Calculus's introduction appears to have supplied Hergé with the bizarre nature he wished to portray in a man of science. Other figures of high education were shown as more stable and level-headed. The members of the archaeological expedition who fall victim to The Seven Crystal Balls show no apparent signs of eccentricity. The most prominent member of this group is Calculus's friend Hercules Tarragon, with whom he attended university. Tarragon is a large, ebullient man, possessing a jovial nature, but not necessarily eccentric.

While he sometimes appears aloof when absorbed in his work, Calculus corresponds with other scientists and also collaborates with many of them on his projects. He works with Mr. Baxter and Frank Wolff on the Moon rocket and corresponds with ultrasonics expert Professor Alfredo Topolino of Nyon in The Calculus Affair.

==Relationship to women==
Calculus is the only main character in the Tintin series to display signs of attraction to women. This is notably evident in his interactions with Bianca Castafiore, with whom he is smitten during her long stay at Marlinspike Hall in The Castafiore Emerald. During her stay, his botanic experiments lead him to create a new variety of rose, which he names in her honour. Nonetheless, he happily congratulates Captain Haddock on his "engagement" to Castafiore (in fact a media hoax which he unwittingly fuelled).

Calculus is also distressed by Castafiore's imprisonment in Tintin and the Picaros, and is adamant on going to her defence. In the same book, he is charmed by the unattractive Peggy Alcazar (wife of General Alcazar) and kisses her hand after she bluntly criticizes Tintin and Haddock (a remark that Calculus mistakes for a warm greeting).

==In other media==

Calculus demonstrates the benefit of his Fruit d'or cooking oil to Nestor the butler

Calculus also featured frequently in the 1957–1963 Belvision TV series, as well as in other adaptations of the comics. The Belvision TV series is notable for depicting Calculus with perfect hearing.

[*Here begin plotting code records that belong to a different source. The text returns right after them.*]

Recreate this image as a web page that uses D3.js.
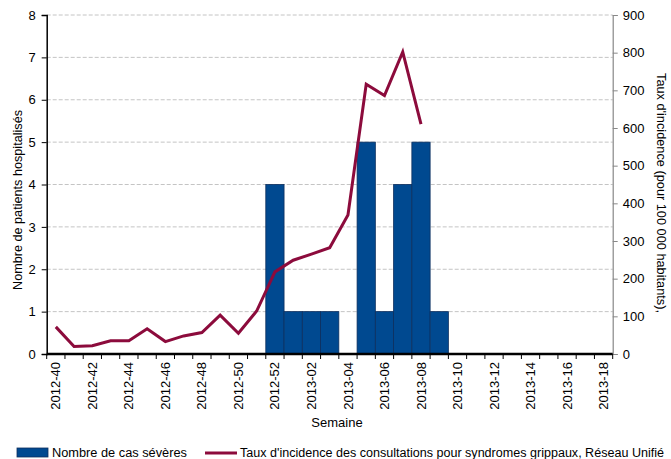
<!DOCTYPE html>
<html>
<head>
<meta charset="utf-8">
<script src="https://cdn.jsdelivr.net/npm/d3@7"></script>
<style>
  html, body { margin: 0; padding: 0; background: #fff; }
  svg { display: block; font-family: "Liberation Sans", Arial, sans-serif; }
</style>
</head>
<body>
<svg id="chart" width="671" height="459"></svg>
<script>
const weeks = [
  "2012-40","2012-41","2012-42","2012-43","2012-44","2012-45","2012-46","2012-47","2012-48","2012-49",
  "2012-50","2012-51","2012-52","2013-01","2013-02","2013-03","2013-04","2013-05","2013-06","2013-07",
  "2013-08","2013-09","2013-10","2013-11","2013-12","2013-13","2013-14","2013-15","2013-16","2013-17","2013-18"
];
const severeCases = [0,0,0,0,0,0,0,0,0,0,0,0,4,1,1,1,0,5,1,4,5,1,0,0,0,0,0,0,0,0,0];
const incidenceRate = [72,20,22,35,35,67,33,48,57,103,55,114,218,249,265,282,369,716,686,802,610];
const leftTicks = [0,1,2,3,4,5,6,7,8];
const rightTicks = [0,100,200,300,400,500,600,700,800,900];
const labelWeeks = weeks.filter((d, i) => i % 2 === 0);
const legendLabels = ["Nombre de cas sévères", "Taux d'incidence des consultations pour syndromes grippaux, Réseau Unifié"];

const barColor = "#004990", barStroke = "#0d2f5e", lineColor = "#8c0b3c";
const L = 46.7, R = 612.7, T = 15, B = 354;

const svg = d3.select("#chart");
svg.append("rect").attr("width", 671).attr("height", 459).attr("fill", "#fff");

const x = d3.scaleBand().domain(weeks).range([L, R]).padding(0);
const yL = d3.scaleLinear().domain([0, 8]).range([B, T]);
const yR = d3.scaleLinear().domain([0, 900]).range([B, T]);

// gridlines
svg.append("g").selectAll("line").data(leftTicks.filter(d => d > 0)).join("line")
  .attr("x1", L).attr("x2", R)
  .attr("y1", d => yL(d)).attr("y2", d => yL(d))
  .attr("stroke", "#c4c4c4").attr("stroke-width", 1).attr("stroke-dasharray", "4,2");

// bars
svg.append("g").selectAll("rect").data(weeks.map((w, i) => ({w, v: severeCases[i]})).filter(d => d.v > 0)).join("rect")
  .attr("x", d => x(d.w)).attr("width", x.bandwidth())
  .attr("y", d => yL(d.v)).attr("height", d => B - yL(d.v))
  .attr("fill", barColor).attr("stroke", barStroke).attr("stroke-width", 0.8);

// line
const line = d3.line().x((d, i) => x(weeks[i]) + x.bandwidth() / 2).y(d => yR(d));
svg.append("path").datum(incidenceRate).attr("d", line)
  .attr("fill", "none").attr("stroke", lineColor).attr("stroke-width", 3).attr("stroke-linejoin", "miter");

// left axis
const gL = svg.append("g").attr("transform", `translate(${L},0)`)
  .call(d3.axisLeft(yL).tickValues(leftTicks).tickSize(5).tickPadding(6).tickFormat(d3.format("d")));
gL.select(".domain").attr("stroke", "#000").attr("stroke-width", 1.5);
gL.selectAll(".tick line").attr("stroke", "#000");
gL.selectAll("text").attr("font-size", 13).attr("fill", "#000").attr("font-family", "Liberation Sans, Arial, sans-serif");

// right axis
const gR = svg.append("g").attr("transform", `translate(${R},0)`)
  .call(d3.axisRight(yR).tickValues(rightTicks).tickSize(5).tickPadding(5).tickFormat(d3.format("d")));
gR.select(".domain").attr("stroke", "#888").attr("stroke-width", 1.2);
gR.selectAll(".tick line").attr("stroke", "#888");
gR.selectAll("text").attr("font-size", 13).attr("fill", "#000").attr("font-family", "Liberation Sans, Arial, sans-serif");

// bottom axis: boundary ticks
const bounds = weeks.map(w => x(w)).concat([R]);
svg.append("g").selectAll("line").data(bounds).join("line")
  .attr("x1", d => d).attr("x2", d => d).attr("y1", B).attr("y2", B + 5)
  .attr("stroke", "#000").attr("stroke-width", 1);
const gB = svg.append("g").attr("transform", `translate(0,${B})`)
  .call(d3.axisBottom(x).tickValues(labelWeeks).tickSize(0).tickPadding(0));
gB.select(".domain").remove();
gB.selectAll("text").attr("font-size", 13).attr("fill", "#000").attr("font-family", "Liberation Sans, Arial, sans-serif")
  .attr("transform", "rotate(-90)").attr("text-anchor", "end").attr("dy", "0.35em").attr("dx", "-8").attr("y", 0).attr("x", 0);
svg.append("line").attr("x1", L).attr("x2", R).attr("y1", B).attr("y2", B).attr("stroke", "#000").attr("stroke-width", 2.5);

// axis titles
svg.append("text").attr("transform", "translate(22,200) rotate(-90)").attr("text-anchor", "middle")
  .attr("font-size", 12.5).attr("fill", "#000").attr("textLength", 180).attr("lengthAdjust", "spacingAndGlyphs")
  .text("Nombre de patients hospitalisés");
svg.append("text").attr("transform", "translate(657,193) rotate(90)").attr("text-anchor", "middle")
  .attr("font-size", 13).attr("fill", "#000").attr("textLength", 240).attr("lengthAdjust", "spacingAndGlyphs")
  .text("Taux d'incidence (pour 100 000 habitants),");
svg.append("text").attr("x", 337).attr("y", 427).attr("text-anchor", "middle")
  .attr("font-size", 13).attr("fill", "#000").text("Semaine");

// legend
const lg = svg.append("g");
lg.append("rect").attr("x", 17).attr("y", 448).attr("width", 31).attr("height", 9).attr("fill", barColor).attr("stroke", barStroke).attr("stroke-width", 0.8);
lg.append("text").attr("x", 52).attr("y", 457).attr("font-size", 12.5).attr("fill", "#000")
  .attr("textLength", 135).attr("lengthAdjust", "spacingAndGlyphs").text(legendLabels[0]);
lg.append("line").attr("x1", 205).attr("x2", 237).attr("y1", 453).attr("y2", 453).attr("stroke", lineColor).attr("stroke-width", 3);
lg.append("text").attr("x", 240).attr("y", 457).attr("font-size", 12.5).attr("fill", "#000")
  .attr("textLength", 424).attr("lengthAdjust", "spacingAndGlyphs").text(legendLabels[1]);
</script>
</body>
</html>
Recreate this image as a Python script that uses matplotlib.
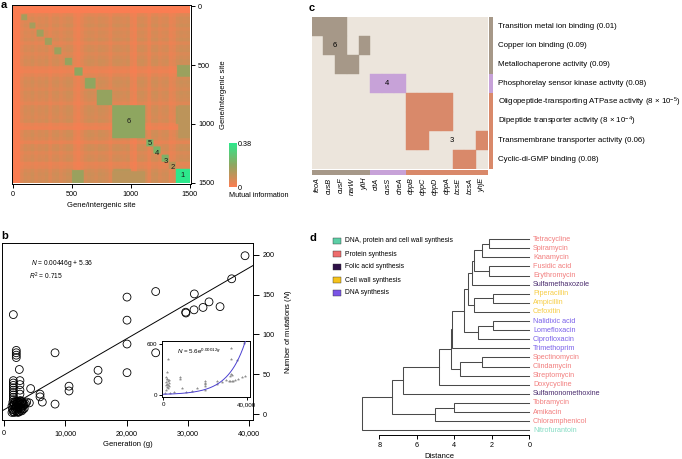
import numpy as np
import matplotlib
matplotlib.use('Agg')
import matplotlib.pyplot as plt
from matplotlib.colors import LinearSegmentedColormap
from matplotlib.patches import Rectangle

plt.rcParams['font.family'] = ['Liberation Sans', 'DejaVu Sans']
plt.rcParams['font.size'] = 5.2
plt.rcParams['mathtext.fontset'] = 'custom'
plt.rcParams['mathtext.rm'] = 'Liberation Sans'
plt.rcParams['mathtext.it'] = 'Liberation Sans:italic'
plt.rcParams['axes.linewidth'] = 0.7
for a in ('xtick', 'ytick'):
    plt.rcParams[a + '.major.width'] = 0.7
    plt.rcParams[a + '.major.size'] = 3
    plt.rcParams[a + '.major.pad'] = 2
    plt.rcParams[a + '.labelsize'] = 5.2

# ---------------- Panel a data ----------------
mi_segment = 30  # sites per profile segment
mi_profile = [0.0, 0.0, 0.03, 0.06, 0.05, 0.07, 0.04, 0.06, 0.05, 0.07,
              0.03, 0.06, 0.07, 0.04, 0.06, 0.08, 0.07, 0.02, 0.01, 0.03,
              0.06, 0.08, 0.07, 0.05, 0.08, 0.07, 0.06, 0.03, 0.07, 0.08,
              0.07, 0.06, 0.08, 0.02, 0.01, 0.07, 0.08, 0.06, 0.02, 0.07,
              0.08, 0.04, 0.06, 0.07, 0.02, 0.03, 0.07, 0.09, 0.08, 0.09]
# diagonal clusters: start site, end site, MI
mi_diag_blocks = [(70, 120, 0.15), (140, 190, 0.15), (200, 260, 0.16), (270, 330, 0.16),
                  (350, 410, 0.17), (440, 500, 0.18), (520, 590, 0.19), (610, 700, 0.19),
                  (715, 840, 0.18), (840, 1120, 0.19), (1130, 1190, 0.23), (1195, 1255, 0.23),
                  (1260, 1320, 0.22), (1325, 1380, 0.12), (1380, 1500, 0.38)]
# off-diagonal clusters: row start, row end, col start, col end, MI (mirrored)
mi_off_blocks = [(500, 600, 1390, 1500, 0.17), (850, 1000, 1380, 1500, 0.12),
                 (1400, 1500, 840, 1120, 0.11)]
mi_cluster_labels = ['6', '5', '4', '3', '2', '1']
mi_label_pos = [(983, 983), (1157, 1165), (1221, 1250), (1292, 1315), (1355, 1372), (1437, 1438)]
mi_max = 0.38

# ---------------- Panel b data ----------------
gen_main = [39350, 37170, 31070, 33470, 32490, 31020, 35270, 29660, 29700, 24760,
            20080, 20080, 20080, 20080, 24760, 15350, 15350, 10610, 10610, 8330,
            8330, 5880, 5880, 6250, 4350, 4130, 1520, 2000, 2000, 2000,
            2000, 2500, 1520, 1520, 1520, 1520, 1520, 1520, 1520, 1520,
            1520, 2600, 2600, 2600, 2600, 1300, 1500, 1700, 1900, 2100,
            2300, 2500, 2700, 2900, 3100, 3300, 1400, 1600, 1800, 2000,
            2200, 2400, 2600, 2800, 3000, 3200, 1300, 1500, 1700, 1900,
            2100, 2300, 2500, 2700, 2900, 3100, 1450, 1650, 1850, 2050,
            2250, 2450, 2650, 2850, 3050, 3300, 3500, 3700]
mut_main = [199, 170, 151, 141, 134, 131, 135, 128, 127, 154,
            147, 118, 88, 52, 77, 55, 42.5, 35, 29, 77,
            12.5, 25, 21.6, 15, 32, 14, 125, 80, 77, 74,
            71, 56, 42, 39, 36, 33, 30, 27, 24, 21,
            18, 42, 37, 30, 25, 2, 3, 2, 4, 3,
            2, 3, 5, 4, 6, 7, 6, 5, 7, 8,
            6, 9, 8, 7, 10, 11, 10, 11, 12, 10,
            13, 11, 14, 12, 15, 13, 15, 14, 16, 15,
            16, 15, 17, 16, 14, 12, 13, 15]
fit_slope = 0.00446
fit_intercept = 5.36

gen_inset = [2040, 1700, 1500, 2000, 1600, 2500, 2200, 1200, 2600, 1800, 2300, 1400, 2700, 2000, 2400, 1300,
             8230, 8230, 9000, 13670, 16000, 19860, 19860, 19860, 19860, 20000, 25770, 25770,
             32270, 32500, 32300, 31800, 32800, 31500, 32200, 32900, 33300, 35350, 36000, 37670,
             38770, 38770, 39000, 5000, 11000, 3000, 1000, 28000, 30000, 34500]
mut_inset = [428, 265, 204, 190, 180, 170, 160, 150, 140, 130, 120, 110, 100, 90, 80, 60,
             204, 188, 82, 40, 82, 163, 143, 122, 102, 61, 163, 130,
             551, 428, 245, 220, 228, 163, 165, 160, 163, 408, 184, 204,
             633, 612, 224, 30, 35, 20, 25, 150, 170, 175]
exp_a = 5.6
exp_b = 0.00012

# ---------------- Panel c data ----------------
genes = ['feoA', 'cusB', 'cusF', 'narW', 'yfiH', 'citA', 'cusS', 'cheA',
         'dppB', 'dppC', 'dppD', 'dppA', 'bcsE', 'bcsA', 'yhjE']
gene_group = [0, 0, 0, 0, 0, 1, 1, 1, 2, 2, 2, 2, 2, 2, 2]
go_terms = ['Transition metal ion binding (0.01)',
            'Copper ion binding (0.09)',
            'Metallochaperone activity (0.09)',
            'Phosphorelay sensor kinase activity (0.08)',
            'Oligopeptide-transporting ATPase activity (8 × 10$^{-5}$)',
            'Dipeptide transporter activity (8 × 10$^{-4}$)',
            'Transmembrane transporter activity (0.06)',
            'Cyclic-di-GMP binding (0.08)']
go_group = [0, 0, 0, 1, 2, 2, 2, 2]
go_members = [[0, 1, 2], [1, 2, 4], [2, 3], [5, 6, 7],
              [8, 9, 10, 11], [8, 9, 10, 11], [8, 9, 14], [12, 13]]
group_colors = ['#a69888', '#c7a2d8', '#d9896a']
cluster_text = ['6', '4', '3']
cluster_text_pos = [(2.0, 1.5), (6.4, 3.5), (11.9, 6.5)]

# ---------------- Panel d data ----------------
drugs = ['Tetracycline', 'Spiramycin', 'Kanamycin', 'Fusidic acid', 'Erythromycin',
         'Sulfamethaxozole', 'Piperacillin', 'Ampicillin', 'Cefoxitin', 'Nalidixic acid',
         'Lomefloxacin', 'Ciprofloxacin', 'Trimethoprim', 'Spectinomycin', 'Clindamycin',
         'Streptomycin', 'Doxycycline', 'Sulfamonomethoxine', 'Tobramycin', 'Amikacin',
         'Chloramphenicol', 'Nitrofurantoin']
drug_class = [1, 1, 1, 1, 1, 2, 3, 3, 3, 4, 4, 4, 4, 1, 1, 1, 1, 2, 1, 1, 1, 0]
class_names = ['DNA, protein and cell wall synthesis', 'Protein synthesis',
               'Folic acid synthesis', 'Cell wall synthesis', 'DNA synthesis']
class_colors = ['#5ccfa6', '#ee6d6d', '#2e1048', '#f5c21b', '#7a55e6']
label_colors = ['#86dcc4', '#f27f7f', '#4a2c6e', '#f7cd45', '#7b62ea']
# merges: (node a, node b, distance); new nodes numbered from len(drugs)
merges = [(0, 1, 2.15), (22, 2, 2.5), (3, 4, 2.15), (23, 24, 2.95), (25, 5, 3.08),
          (6, 7, 1.92), (27, 8, 2.95), (26, 28, 3.25), (9, 10, 1.92), (30, 11, 2.72),
          (29, 31, 3.47), (32, 12, 4.1), (13, 14, 2.54), (34, 15, 3.7), (33, 35, 4.2),
          (36, 16, 4.8), (37, 17, 6.76), (18, 19, 4.0), (39, 20, 5.03), (38, 40, 7.3),
          (41, 21, 8.9)]

# ================= figure =================
W, H = 682, 459
fig = plt.figure(figsize=(W / 100, H / 100), dpi=100)


def px_axes(x0, y0, x1, y1):
    return fig.add_axes([x0 / W, 1 - y1 / H, (x1 - x0) / W, (y1 - y0) / H])


# ---------- Panel a ----------
res = 10
prof = np.repeat(np.array(mi_profile), mi_segment // res)
mat = np.sqrt(np.outer(prof, prof))
for r0, r1, c0, c1, v in mi_off_blocks:
    mat[r0 // res:r1 // res, c0 // res:c1 // res] = v
    mat[c0 // res:c1 // res, r0 // res:r1 // res] = v
for s, e, v in mi_diag_blocks:
    mat[s // res:e // res, s // res:e // res] = v

cmap = LinearSegmentedColormap.from_list('mi', ['#fb7d52', '#8fa660', '#2de88c'])
ax_a = px_axes(12, 5, 191, 184)
im = ax_a.imshow(mat, cmap=cmap, vmin=0, vmax=mi_max, extent=(0, 1500, 1500, 0),
                 aspect='auto', interpolation='bilinear')
ax_a.set_xlim(-10, 1510)
ax_a.set_ylim(1510, -10)
ax_a.set_xticks([0, 500, 1000, 1500])
ax_a.set_yticks([0, 500, 1000, 1500])
ax_a.yaxis.tick_right()
ax_a.yaxis.set_label_position('right')
ax_a.set_xlabel('Gene/intergenic site', fontsize=5.5, labelpad=3)
ax_a.set_ylabel('Gene/intergenic site', fontsize=5.5, labelpad=4)
for lab, (x, y) in zip(mi_cluster_labels, mi_label_pos):
    ax_a.text(x, y, lab, fontsize=5.5, ha='center', va='center', color='#1a1a1a')

cax = px_axes(229, 143, 237, 187)
cb = fig.colorbar(im, cax=cax)
cb.set_ticks([])
cb.outline.set_visible(False)

# ---------- Panel c ----------
ax_c = px_axes(311.7, 17, 488, 169)
ax_c.set_xlim(0, 15)
ax_c.set_ylim(8, 0)
ax_c.add_patch(Rectangle((0, 0), 15, 8, facecolor='#ece5dc', edgecolor='none'))
for r, cols in enumerate(go_members):
    col = group_colors[go_group[r]]
    for cidx in cols:
        ax_c.add_patch(Rectangle((cidx, r), 1, 1, facecolor=col, edgecolor=col, lw=0.3))
for r, g in enumerate(go_group):
    ax_c.add_patch(Rectangle((15.08, r), 0.32, 1, facecolor=group_colors[g],
                             edgecolor='none', clip_on=False))
    ax_c.text(15.85, r + 0.5, go_terms[r], fontsize=5.7, ha='left', va='center')
for cidx, g in enumerate(gene_group):
    ax_c.add_patch(Rectangle((cidx, 8.05), 1, 0.24, facecolor=group_colors[g],
                             edgecolor='none', clip_on=False))
    ax_c.text(cidx + 0.5, 8.45, genes[cidx], fontsize=5.2, style='italic',
              rotation=90, ha='center', va='top')
for t, (x, y) in zip(cluster_text, cluster_text_pos):
    ax_c.text(x, y, t, fontsize=5.5, ha='center', va='center')
ax_c.axis('off')

# ---------- Panel b ----------
ax_b = px_axes(2, 243, 253, 420)
ax_b.scatter(gen_main, mut_main, s=32, facecolors='none', edgecolors='black', linewidths=0.6,
             zorder=3)
gx = np.array([-330, 40650])
ax_b.plot(gx, fit_slope * gx + fit_intercept, color='black', lw=0.7, zorder=2)
ax_b.set_xlim(-330, 40650)
ax_b.set_ylim(-7.5, 215)
ax_b.set_xticks([0, 10000, 20000, 30000, 40000])
ax_b.set_xticklabels(['0', '10,000', '20,000', '30,000', '40,000'])
ax_b.set_yticks([0, 50, 100, 150, 200])
ax_b.yaxis.tick_right()
ax_b.yaxis.set_label_position('right')
ax_b.tick_params(length=4, pad=3)
ax_b.set_xlabel('Generation (g)', fontsize=5.5, labelpad=3)
ax_b.set_ylabel('Number of mutations ($N$)', fontsize=5.5, labelpad=6)
ax_b.text(0.115, 0.885, '$N$ = 0.00446g + 5.36', transform=ax_b.transAxes, fontsize=4.8,
          ha='left', va='center')
ax_b.text(0.108, 0.81, '$R^2$ = 0.715', transform=ax_b.transAxes, fontsize=4.8,
          ha='left', va='center')

ax_in = px_axes(162, 341, 250, 397)
ax_in.set_facecolor('white')
ax_in.scatter(gen_inset, mut_inset, s=3, marker='*', color='#8a8a8a', linewidths=0.2, zorder=2)
cg = np.linspace(0, 40000, 200)
ax_in.plot(cg, exp_a * np.exp(exp_b * cg), color='#4b40d0', lw=0.7, zorder=3)
ax_in.set_xlim(-620, 41600)
ax_in.set_ylim(-27, 635)
ax_in.set_xticks([0, 40000])
ax_in.set_xticklabels(['0', '40,000'])
ax_in.set_yticks([0, 600])
ax_in.tick_params(labelsize=4.5, length=2, pad=1.5)
ax_in.text(0.17, 0.82, '$N$ = 5.6e$^{0.00012g}$', transform=ax_in.transAxes, fontsize=4.5,
           ha='left', va='center')

# ---------- Panel d ----------
ax_d = px_axes(350, 235, 529.3, 435)
ax_d.set_xlim((529.3 - 350) / 18.75, 0)
ax_d.set_ylim(21.52, -0.45)
pos = {i: (0.0, float(i)) for i in range(len(drugs))}
nid = len(drugs)
for a, b, d in merges:
    xa, ya = pos[a]
    xb, yb = pos[b]
    ax_d.plot([xa, d, d, xb], [ya, ya, yb, yb], color='#4a4a4a', lw=0.75,
              solid_joinstyle='miter', clip_on=False)
    pos[nid] = (d, (ya + yb) / 2)
    nid += 1
for i, name in enumerate(drugs):
    ax_d.text(-0.2, i, name, color=label_colors[drug_class[i]], fontsize=5.2,
              ha='left', va='center', clip_on=False)
for s in ('top', 'right', 'left'):
    ax_d.spines[s].set_visible(False)
ax_d.spines['bottom'].set_bounds(8, 0)
ax_d.set_yticks([])
ax_d.set_xticks([8, 6, 4, 2, 0])
ax_d.tick_params(axis='x', length=3, labelsize=5.2)
ax_d.set_xlabel('Distance', fontsize=5.5, labelpad=3)

# ---------- overlay texts ----------
ov = fig.add_axes([0, 0, 1, 1])
ov.set_xlim(0, W)
ov.set_ylim(H, 0)
ov.axis('off')
for lab, (x, y) in zip(['a', 'b', 'c', 'd'], [(1, 5), (1, 236), (309, 8), (309, 238)]):
    ov.text(x, y, lab, fontsize=8, fontweight='bold', ha='left', va='center')
ov.text(238, 144, '0.38', fontsize=5.2, ha='left', va='center')
ov.text(238, 188.5, '0', fontsize=5.2, ha='left', va='center')
ov.text(229, 195.5, 'Mutual information', fontsize=5.2, ha='left', va='center')
for i, (nm, c) in enumerate(zip(class_names, class_colors)):
    y = 241 + i * 13
    ov.add_patch(Rectangle((333, y - 3.2), 8, 6.4, facecolor=c, edgecolor='#333333', lw=0.3))
    ov.text(345, y, nm, fontsize=4.9, ha='left', va='center')

fig.savefig('out.png', dpi=100)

Calculus' original French name was "Tournesol" which is not only the French term for "litmus paper" but also for sunflower. In the 1970s and 1980s, he starred in a series of cartoon television commercials for Fruit d'or products which included cooking oil and mayonnaise made from sunflower oil. Some of the ads would conclude with him floating up into the air to demonstrate how they kept a good healthy balance. Other characters from the books were also included.

A pseudonym variation was used on an album by Stephen Duffy – see Tin Tin and "Dr. Calculus".